Once docker has been started you should be able to access the following:

  • http://solr:8983 and see solrAdmin with an avalon core
  • http://fedora:8984/fedora/ and access fedora's rest endpoint
  • http://matterhorn:8080 and see the matterhorn landing page
  • http://streaming:8880 and see the nginx landing page

Configuring Avalon

  1. Open a new terminal (you do not need to be root in this terminal) and git clone the avalon repo:
  • via https: git clone https://github.com/avalonmediasystem/avalon/
  • via ssh: git clone git@github.com:avalonmediasystem/avalon.git
  1. Enter the repo via cd avalon and select the develop branch git checkout develop
  2. In the root of your avalon directly make a file called .env.development and place the content from the avalon-docker .env.development into it. Do the same for .env.test.
  3. Follow the installation directions in readme.md. However, do not the final bundle exec rake server: command. Skip this step and proceed to the next section.

Starting Avalon

  1. If your docker containers are not up, open a terminal window, cd to your your avalon-docker directory and run docker-compose up, leave this window open
  2. Open a new terminal window and cd into your avalon repo, then run bundle exec rake resque:scheduler, leave this window open.
  3. Open a new terminal window and cd into your avalon repo, then run bundle exec rake resque:workers COUNT=1 QUEUE=*, leave this window open
  4. Open a new terminal window and cd into your avalon repo, then run bundle exec rails s, leave this window open
  5. Visit localhost:3000, you should see the Avalon landing page
  6. In your browser create a new user by going to http://localhost:3000/users/auth/identity/register, use the following:
  • Name: archivist1
  • Email: archivist1@example.com
  • Password: your choice (we recommend using archivist1 as the password as well to keep things simple)
  1. You can now log into your avalon as archivist1 and visit http://localhost:3000/about to see your status. solr and fedora will probably be red since they are currently empty, but all other services should read as green.
  2. You can begin using Avalon, example videos can be found here. Note that via the web interface you can only upload files under 250 mb, so if you attempt to use the 1080p videos for testing you'll need to use Avalon's dropbox feature
  3. For development you can also launch rails console via rails c from the root of your avalon directory.

Some additional notes

  1. If you want to update your containers you can delete containers via:
  2. docker ps -a and note the ID of the container you wish to remove
  3. docker stop ID
  4. docker rm ID
  5. To delete ALL docker containers (not just the Avalon ones, all of them) on your system docker stop $(docker ps -a -q) and `docker rm $(docker ps -a -q).
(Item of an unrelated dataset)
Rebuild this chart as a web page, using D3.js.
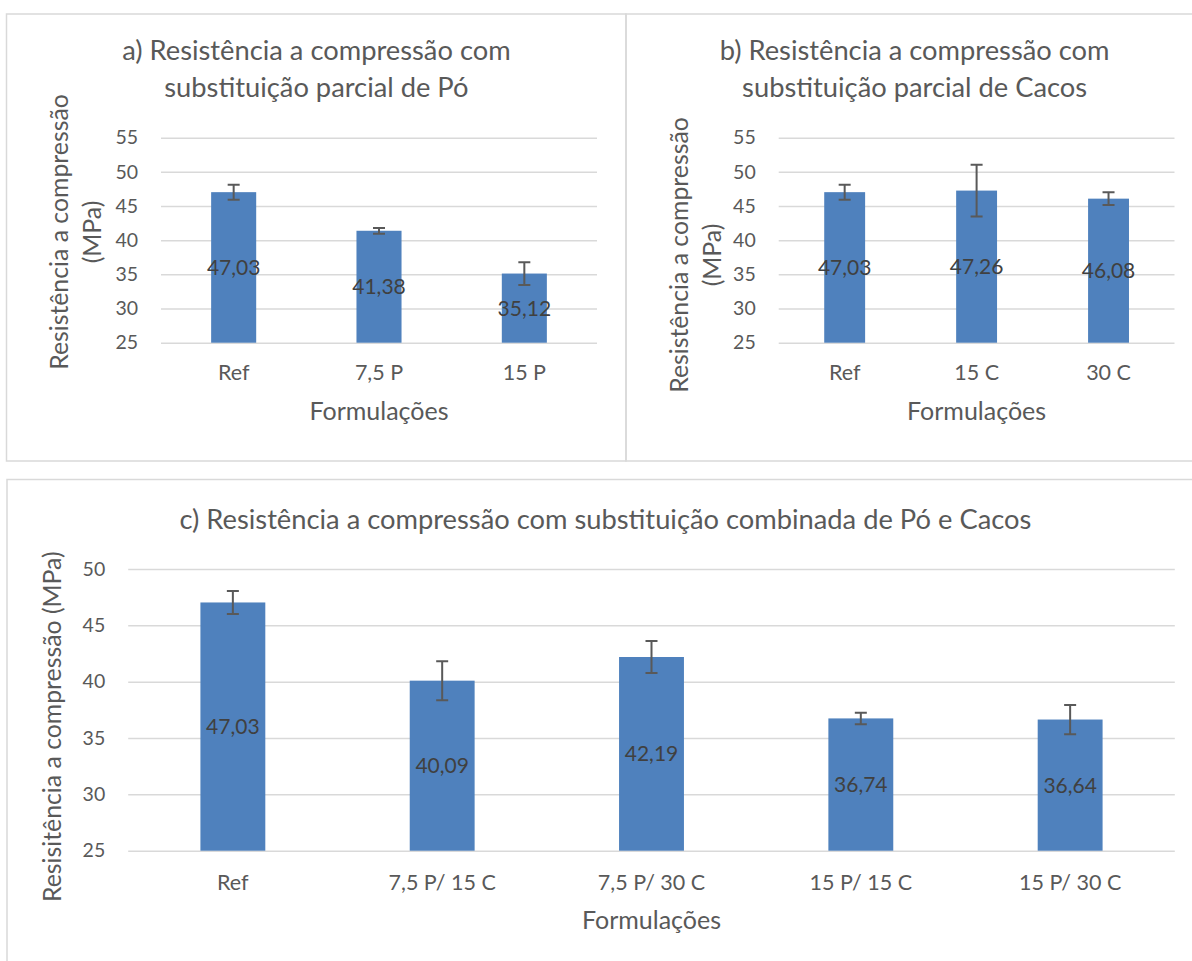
<!DOCTYPE html>
<html>
<head>
<meta charset="utf-8">
<script src="https://cdn.jsdelivr.net/npm/d3@7"></script>
<style>
body { margin: 0; background: #fff; }
svg { display: block; }
</style>
</head>
<body>
<div id="chart-area"></div>
<script>
// a) partial substitution of powder
var catsA = ["Ref", "7,5 P", "15 P"]
var valsA = [47.03, 41.38, 35.12]
var errA = [1.1, 0.42, 1.66]

// b) partial substitution of shards
var catsB = ["Ref", "15 C", "30 C"]
var valsB = [47.03, 47.26, 46.08]
var errB = [1.1, 3.78, 0.92]

// c) combined substitution
var catsC = ["Ref", "7,5 P/ 15 C", "7,5 P/ 30 C", "15 P/ 15 C", "15 P/ 30 C"]
var valsC = [47.03, 40.09, 42.19, 36.74, 36.64]
var errC = [1.02, 1.73, 1.42, 0.51, 1.3]

var ticksAB = [25, 30, 35, 40, 45, 50, 55]
var ticksC = [25, 30, 35, 40, 45, 50]

var font = "Lato, 'Open Sans', sans-serif"
var textColor = "#595959"
var gridColor = "#d9d9d9"
var barColor = "#4f81bd"

var ptFormat = d3.formatLocale({ decimal: ",", thousands: ".", grouping: [3], currency: ["", ""] }).format(".2f")

var svg = d3.select("#chart-area").append("svg")
    .attr("width", 1192)
    .attr("height", 961)

function drawPanel(p) {
    var g = svg.append("g")

    // chart border
    g.append("rect")
        .attr("x", p.box[0]).attr("y", p.box[1])
        .attr("width", p.box[2]).attr("height", p.box[3])
        .style("fill", "none")
        .style("stroke", gridColor)
        .style("stroke-width", 1.5)

    var x = d3.scaleBand()
        .domain(p.cats)
        .range([p.left, p.right])
        .paddingInner(0.69)
        .paddingOuter(0.345)

    var y = d3.scaleLinear()
        .domain([p.ticks[0], p.ticks[p.ticks.length - 1]])
        .range([p.bottom, p.top])

    // Y axis + gridlines
    var yAxis = g.append("g")
        .attr("transform", "translate(" + p.left + ",0)")
        .call(d3.axisLeft(y).tickValues(p.ticks).tickSize(-(p.right - p.left)).tickPadding(23))
    yAxis.select(".domain").remove()
    yAxis.selectAll("line").style("stroke", gridColor).style("stroke-width", 1.5)
    yAxis.selectAll("text")
        .style("font-family", font)
        .style("font-size", "19.5px")
        .style("fill", textColor)

    // X axis labels
    var xAxis = g.append("g")
        .attr("transform", "translate(0," + p.bottom + ")")
        .call(d3.axisBottom(x).tickSize(0))
    xAxis.select(".domain").remove()
    xAxis.selectAll("text")
        .attr("y", p.catY)
        .attr("dy", 0)
        .style("font-family", font)
        .style("font-size", "21.5px")
        .style("fill", textColor)

    // bars
    g.selectAll(".bar").data(p.vals).enter()
        .append("rect")
        .attr("class", "bar")
        .attr("x", function(d, i) { return x(p.cats[i]) })
        .attr("y", function(d) { return y(d) })
        .attr("width", x.bandwidth())
        .attr("height", function(d) { return y(p.ticks[0]) - y(d) })
        .attr("fill", barColor)

    // data labels, centred in the bar
    g.selectAll(".val").data(p.vals).enter()
        .append("text")
        .attr("x", function(d, i) { return x(p.cats[i]) + x.bandwidth() / 2 })
        .attr("y", function(d) { return (y(d) + y(p.ticks[0])) / 2 })
        .attr("dy", "0.36em")
        .style("text-anchor", "middle")
        .style("font-family", font)
        .style("font-size", "21px")
        .style("fill", "#404040")
        .text(function(d) { return ptFormat(d) })

    // error bars
    g.selectAll(".err").data(p.vals).enter()
        .append("path")
        .attr("d", function(d, i) {
            var cx = x(p.cats[i]) + x.bandwidth() / 2
            var y1 = y(d + p.errs[i]), y2 = y(d - p.errs[i])
            return "M" + (cx - 6) + "," + y1 + "H" + (cx + 6) +
                "M" + cx + "," + y1 + "V" + y2 +
                "M" + (cx - 6) + "," + y2 + "H" + (cx + 6)
        })
        .style("fill", "none")
        .style("stroke", "#595959")
        .style("stroke-width", 2)

    // title
    p.title.forEach(function(line, i) {
        g.append("text")
            .attr("x", p.titleX)
            .attr("y", p.titleY[i])
            .style("text-anchor", "middle")
            .style("font-family", font)
            .style("font-size", "27.3px")
            .style("fill", textColor)
            .text(line)
    })

    // y axis title
    p.yTitle.forEach(function(line, i) {
        g.append("text")
            .attr("transform", "translate(" + p.yTitleX[i] + "," + p.yTitleY + ") rotate(-90)")
            .style("text-anchor", "middle")
            .style("font-family", font)
            .style("font-size", "24.8px")
            .style("fill", textColor)
            .text(line)
    })

    // x axis title
    g.append("text")
        .attr("x", (p.left + p.right) / 2)
        .attr("y", p.bottom + p.xTitleOff)
        .style("text-anchor", "middle")
        .style("font-family", font)
        .style("font-size", "25px")
        .style("fill", textColor)
        .text("Formulações")
}

drawPanel({
    box: [6.5, 14, 619.5, 447],
    cats: catsA, vals: valsA, errs: errA, ticks: ticksAB,
    left: 161, right: 597, top: 137.7, bottom: 342.7,
    catY: 37.5, xTitleOff: 77.5,
    title: ["a) Resistência a compressão com", "substituição parcial de Pó"],
    titleX: 316.4, titleY: [60, 97],
    yTitle: ["Resistência a compressão", "(MPa)"],
    yTitleX: [68, 101], yTitleY: 232
})

drawPanel({
    box: [626, 14, 600, 447],
    cats: catsB, vals: valsB, errs: errB, ticks: ticksAB,
    left: 778.7, right: 1174.5, top: 137.7, bottom: 342.7,
    catY: 37.5, xTitleOff: 77.5,
    title: ["b) Resistência a compressão com", "substituição parcial de Cacos"],
    titleX: 914.6, titleY: [60, 97],
    yTitle: ["Resistência a compressão", "(MPa)"],
    yTitleX: [688, 721], yTitleY: 255
})

drawPanel({
    box: [7, 479.5, 1200, 520],
    cats: catsC, vals: valsC, errs: errC, ticks: ticksC,
    left: 128.2, right: 1174.8, top: 569, bottom: 850.7,
    catY: 39.3, xTitleOff: 78.3,
    title: ["c) Resistência a compressão com substituição combinada de Pó e Cacos"],
    titleX: 605.4, titleY: [529],
    yTitle: ["Resisitência a compressão (MPa)"],
    yTitleX: [61], yTitleY: 726.7
})
</script>
</body>
</html>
There is also currently a docker bug where even if you remove the containers following the directions above your qcow2 file (located at: /Users/YOUR USER NAME/Library/Containers/com.docker.docker/Data/com.docker.driver.amd64-linux/) will never shrink. As such you may need to occasionally delete this file and then rerun docker-compose pull and docker-compose up to trigger a fresh build of your containers and free up disk space.

You can open the docker app on Mac and in Preferences > Advanced configure how much RAM and CPU your containers use (this will be split across all containers you have started, this is not per container).